Titanium is now used more often for components like sprockets, many riders are back to using 36-spoke rims, and frames are almost entirely produced out of 4130 chromoly, a steel alloy predominately composed of by iron, with small amounts of chromium and molybdenum, hence the name. This is a desirable material because of its strength-to-weight ratio, stiffness yet ability to flex, and weldability.

Hoffman, known as much for his incredible feats on a bike as his number of surgeries and injuries from falls off it -- he survived a brush with death in 1993 after taking a serious spill that left him internally bleeding from a ruptured spleen -- continues to ride at age 39. He doesn't so much compete anymore, but does the occasional show, and is, more or less, just enjoying the ride.

"When I first got into this, I thought this was the greatest sport in the world, so I'm surprised it took so long for everyone else to kind of think so," he says. "Every session could be my last, so I just make sure it's pure and it's for fun."

In the meantime, the sport continues to progress with mesmerizing tricks at mind-boggling heights off unfathomable ramps. Britain's Jamie Bestwick continues to dominate all facets of freestyle BMX, a number of Hoffman Bikes team riders, including Kevin Robinson, pull unbelievable new tricks each year, and the sport's future stars, namely New Zealand's Jed Mildon who pulled off a triple backflip in May, are starting their legacies quickly.

BMX Racing has also stuck around and done well, too. Though it is not an event in the X Games, since 2008 it has been a summer Olympic sport, and will compete next at the 2012 Games in London. The other BMX Olympic news is that as of April, there has been talk of adding freestyle to the 2016 Games in Rio De Janeiro.

In the interim, younger riders' ability to learn and achieve new tricks at places like Camp Woodward, a sports camp in Woodward, Pa., with an emphasis on action sports, has also created rapid progression within the sport. Rather than dreaming up performing a backflip and learning on thrift store mattresses, as Hoffman did, riders have the opportunity to grasp dangerous maneuvers and experiment with new ones in foam pits.
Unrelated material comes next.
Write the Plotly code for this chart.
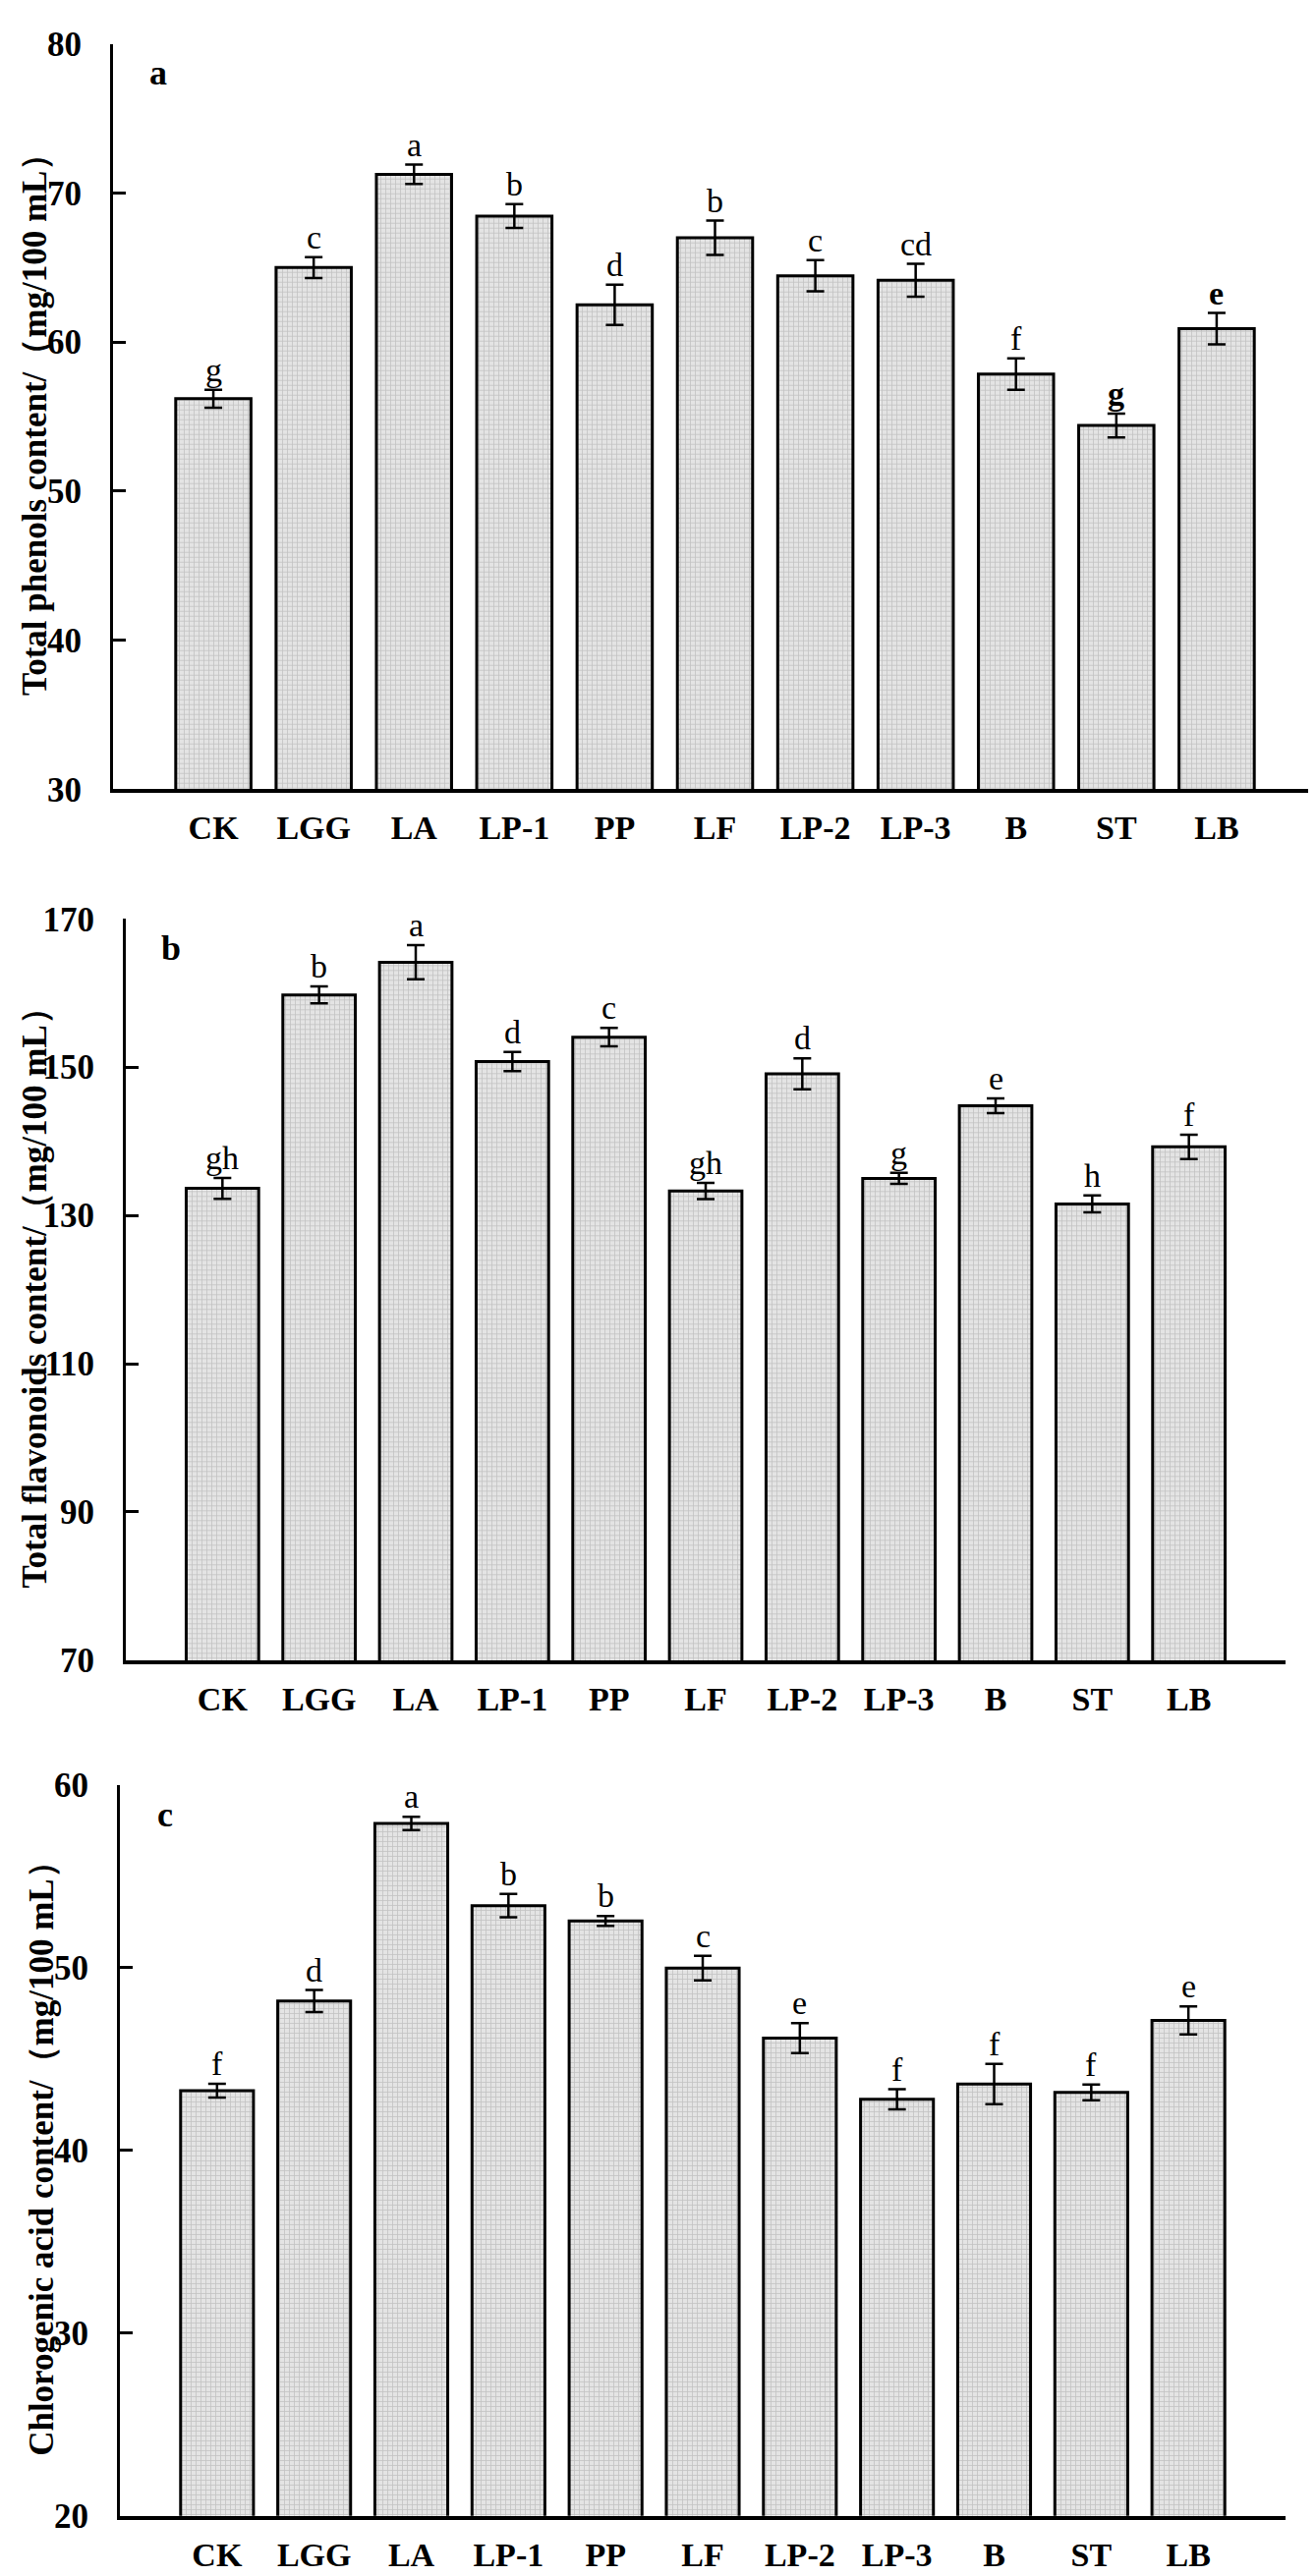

The expansion of the sport and Woodward's popularity has led the camp to open three more locations, one in California, another in Colorado, and most recently one in Beijing.

"Without a doubt, it has led to progression in terms of what is possible on a bike," McCoy says. "Things will continue to get crazier. Tricks will get more advanced. The next year, harder stuff will be done than the year before."

"That's the beauty of what we do," says Hoffman. "It's sport as art. It's just a wide-open canvas and it's only limited by your imagination. It's completely contingent on whoever is holding onto the handlebars and dreaming. Who knows what people will be dreaming up tomorrow?"